PatrickLib / captcha_recognize

Image Recognition captcha without image segmentation 无需图片分割的验证码识别
Apache License 2.0
557 stars 174 forks source link

载入图片的代码会使图片载入两次 #6

Open corberan opened 6 years ago

corberan commented 6 years ago
extensions = ['jpg', 'JPG', 'jpeg', 'JPEG', 'png', 'PNG']
# ...
for extension in extensions:
     file_glob = os.path.join(image_dir, '*.' + extension)
     file_list.extend(gfile.Glob(file_glob))

在Windows上,后缀大小写不区分,同一张图片会被载入两次: image

eli95 commented 6 years ago

哇, 你真细心! `file_list = [] for extension in extensions: file_glob = os.path.join('./tttt', '*.' + extension) file_list.extend(gfile.Glob(file_glob))

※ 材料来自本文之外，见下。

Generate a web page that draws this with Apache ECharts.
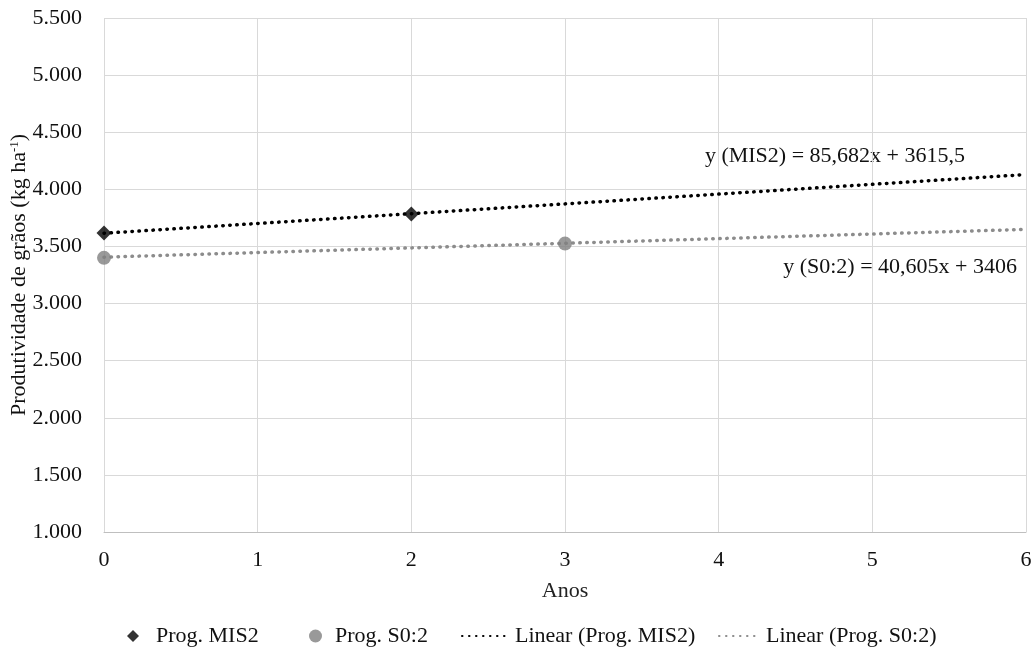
<!DOCTYPE html>
<html>
<head>
<meta charset="utf-8">
<script src="https://cdn.jsdelivr.net/npm/echarts@6/dist/echarts.min.js"></script>
<style>
  html, body { margin: 0; padding: 0; background: #fff; }
  #app { width: 1036px; height: 647px; }
</style>
</head>
<body>
<div id="app"></div>
<script>
// observed points
const misX = [0, 2];
const misY = [3617, 3784];
const s02X = [0, 3];
const s02Y = [3400, 3525];

// trend lines, endpoints at x = 0 and x = 6
const trendX = [0, 6];
const misTrend = [3615.5, 4129.6];
const s02Trend = [3406, 3649.6];

const SERIF = "Liberation Serif";
const FS = 22;

function fmtThousands(v) {
  return String(v).replace(/\B(?=(\d{3})+(?!\d))/g, ".");
}

function pairs(xs, ys) {
  return xs.map((x, i) => [x, ys[i]]);
}

// one legend box per entry so each sits where the reference has it
function legendBox(name, left, opts) {
  return Object.assign({
    data: [name],
    left: left,
    top: 620,
    itemGap: 0,
    textStyle: { fontSize: FS, color: "#111", fontFamily: SERIF }
  }, opts);
}

var chart = echarts.init(document.getElementById("app"));

chart.setOption({
  backgroundColor: "#fff",
  animation: false,
  textStyle: { fontFamily: SERIF },
  grid: { left: 104, right: 10, top: 18, bottom: 115, containLabel: false, outerBoundsMode: "none" },
  xAxis: {
    type: "value",
    min: 0,
    max: 6,
    interval: 1,
    name: "Anos",
    nameLocation: "middle",
    nameGap: 48,
    nameTextStyle: { color: "#222", fontSize: FS, fontFamily: SERIF },
    axisLine: { show: true, lineStyle: { color: "#bfbfbf" } },
    axisTick: { show: false },
    axisLabel: { color: "#111", fontSize: FS, margin: 17, fontFamily: SERIF },
    splitLine: { show: true, lineStyle: { color: "#d9d9d9" } }
  },
  yAxis: {
    type: "value",
    min: 1000,
    max: 5500,
    interval: 500,
    name: "{a|Produtividade de grãos (kg ha}{s|-1}{a|)}",
    nameLocation: "middle",
    nameGap: 74,
    nameMoveOverlap: false,
    nameTextStyle: {
      rich: {
        a: { fontSize: FS, color: "#111", fontFamily: SERIF },
        s: { fontSize: 13, color: "#111", fontFamily: SERIF, verticalAlign: "top", padding: [0, 0, 9, 0] }
      }
    },
    axisLine: { show: false },
    axisTick: { show: false },
    axisLabel: { color: "#111", fontSize: FS, margin: 22, fontFamily: SERIF, formatter: fmtThousands },
    splitLine: { show: true, lineStyle: { color: "#d9d9d9" } }
  },
  legend: [
    legendBox("Prog. MIS2", 122, {
      icon: "diamond", itemWidth: 12, itemHeight: 12,
      textStyle: { fontSize: FS, color: "#111", fontFamily: SERIF, padding: [0, 0, 0, 12] }
    }),
    legendBox("Prog. S0:2", 304, {
      icon: "circle", itemWidth: 13, itemHeight: 13,
      textStyle: { fontSize: FS, color: "#111", fontFamily: SERIF, padding: [0, 0, 0, 8] }
    }),
    legendBox("Linear (Prog. MIS2)", 456, {
      itemWidth: 48, itemHeight: 12,
      itemStyle: { opacity: 0 }
    }),
    legendBox("Linear (Prog. S0:2)", 713, {
      itemWidth: 42, itemHeight: 12,
      itemStyle: { opacity: 0 }
    })
  ],
  graphic: [
    {
      type: "text",
      right: 71,
      top: 145,
      style: { text: "y (MIS2) = 85,682x + 3615,5", font: FS + "px " + SERIF, fill: "#111" }
    },
    {
      type: "text",
      right: 19,
      top: 256,
      style: { text: "y (S0:2) = 40,605x + 3406", font: FS + "px " + SERIF, fill: "#111" }
    }
  ],
  series: [
    {
      name: "Linear (Prog. MIS2)",
      type: "line",
      data: pairs(trendX, misTrend),
      symbol: "none",
      lineStyle: { color: "#000", width: 3.5, cap: "round", type: [0.5, 6.5] },
      itemStyle: { color: "#000" },
      z: 2
    },
    {
      name: "Linear (Prog. S0:2)",
      type: "line",
      data: pairs(trendX, s02Trend),
      symbol: "none",
      lineStyle: { color: "#8c8c8c", width: 3.5, cap: "round", type: [0.5, 6.5] },
      itemStyle: { color: "#8c8c8c" },
      z: 2
    },
    {
      name: "Prog. MIS2",
      type: "scatter",
      data: pairs(misX, misY),
      symbol: "diamond",
      symbolSize: 15,
      itemStyle: { color: "#000" },
      z: 3
    },
    {
      name: "Prog. S0:2",
      type: "scatter",
      data: pairs(s02X, s02Y),
      symbol: "circle",
      symbolSize: 14,
      itemStyle: { color: "#808080" },
      z: 3
    }
  ]
});
</script>
</body>
</html>
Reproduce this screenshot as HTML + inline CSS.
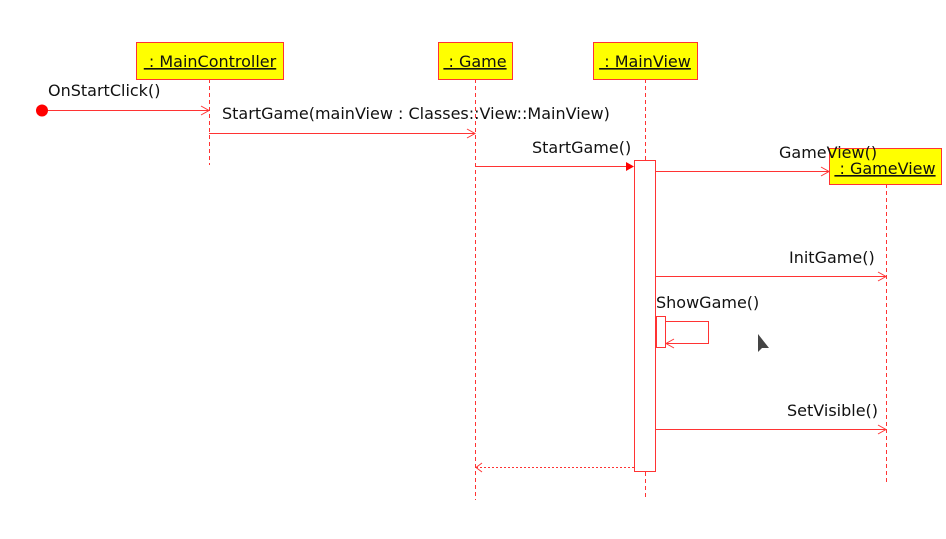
<!DOCTYPE html>
<html><head><meta charset="utf-8"><style>
html,body{margin:0;padding:0;background:#fff;}
svg{display:block;}
text{font-family:"DejaVu Sans","Liberation Sans",sans-serif;font-size:16px;fill:#111;}
</style></head><body>
<svg width="946" height="539" viewBox="0 0 946 539" xmlns="http://www.w3.org/2000/svg">
<g fill="none" stroke="#f33" stroke-width="1">
  <line x1="209.5" y1="79" x2="209.5" y2="165" stroke-dasharray="4,3"/>
  <line x1="475.5" y1="79" x2="475.5" y2="500" stroke-dasharray="4,3"/>
  <line x1="645.5" y1="79" x2="645.5" y2="160" stroke-dasharray="4,3"/>
  <line x1="645.5" y1="472" x2="645.5" y2="500" stroke-dasharray="4,3"/>
  <line x1="886.5" y1="184" x2="886.5" y2="482" stroke-dasharray="4,3"/>
</g>
<g stroke="#f33" fill="#ff0">
  <rect x="136.5" y="42.5" width="147" height="37"/>
  <rect x="438.5" y="42.5" width="74" height="37"/>
  <rect x="593.5" y="42.5" width="104" height="37"/>
  <rect x="829.5" y="148.5" width="112" height="36"/>
</g>
<g>
  <text x="210" y="67" text-anchor="middle" text-decoration="underline" font-size="17">&#160;: MainController</text>
  <text x="475" y="67" text-anchor="middle" text-decoration="underline" font-size="17">&#160;: Game</text>
  <text x="645" y="67" text-anchor="middle" text-decoration="underline" font-size="17">&#160;: MainView</text>
  <text x="885" y="174" text-anchor="middle" text-decoration="underline" font-size="17">&#160;: GameView</text>
</g>
<rect x="634.5" y="160.5" width="21" height="311" fill="#fff" stroke="#f33"/>
<rect x="656.5" y="316.5" width="9" height="31" fill="#fff" stroke="#f33"/>
<g fill="none" stroke="#f33">
  <line x1="42" y1="110.5" x2="209" y2="110.5"/>
  <polyline points="201,106 209,110.5 201,115"/>
  <line x1="209" y1="133.5" x2="475" y2="133.5"/>
  <polyline points="467,129 475,133.5 467,138"/>
  <line x1="475" y1="166.5" x2="628" y2="166.5"/>
  <line x1="656" y1="171.5" x2="829" y2="171.5"/>
  <polyline points="821,167 829,171.5 821,176"/>
  <line x1="656" y1="276.5" x2="886" y2="276.5"/>
  <polyline points="878,272 886,276.5 878,281"/>
  <polyline points="666,321.5 708.5,321.5 708.5,343.5 666,343.5"/>
  <polyline points="674,339 666,343.5 674,348"/>
  <line x1="656" y1="429.5" x2="886" y2="429.5"/>
  <polyline points="878,425 886,429.5 878,434"/>
  <line x1="634" y1="467.5" x2="476" y2="467.5" stroke-dasharray="2,2"/>
  <polyline points="482,463 476,467.5 482,472"/>
</g>
<circle cx="42" cy="110.5" r="6" fill="#f00"/>
<polygon points="626,162 634,166.5 626,171" fill="#f00"/>
<text x="48" y="96">OnStartClick()</text>
<text x="222" y="119">StartGame(mainView : Classes::View::MainView)</text>
<text x="532" y="153">StartGame()</text>
<text x="779" y="158">GameView()</text>
<text x="789" y="263">InitGame()</text>
<text x="656" y="308">ShowGame()</text>
<text x="787" y="416">SetVisible()</text>
<polygon points="758,334 758,352 762,348 769,348" fill="#444"/>
</svg>
</body></html>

file_list Out[11]: ['.\tttt\0018_num6235.png', '.\tttt\0023_num5141.png', '.\tttt\0023_num8005.png', '.\tttt\0018_num6235.png', '.\tttt\0023_num5141.png', '.\tttt\0023_num8005.png']`

这样可能会解决这个重复的问题: for file_name in list(set(file_list)):

PatrickLib commented 6 years ago

是的,windows下只保留小写或者大写就可以了,用set过滤也不错。不管也可以,不影响训练。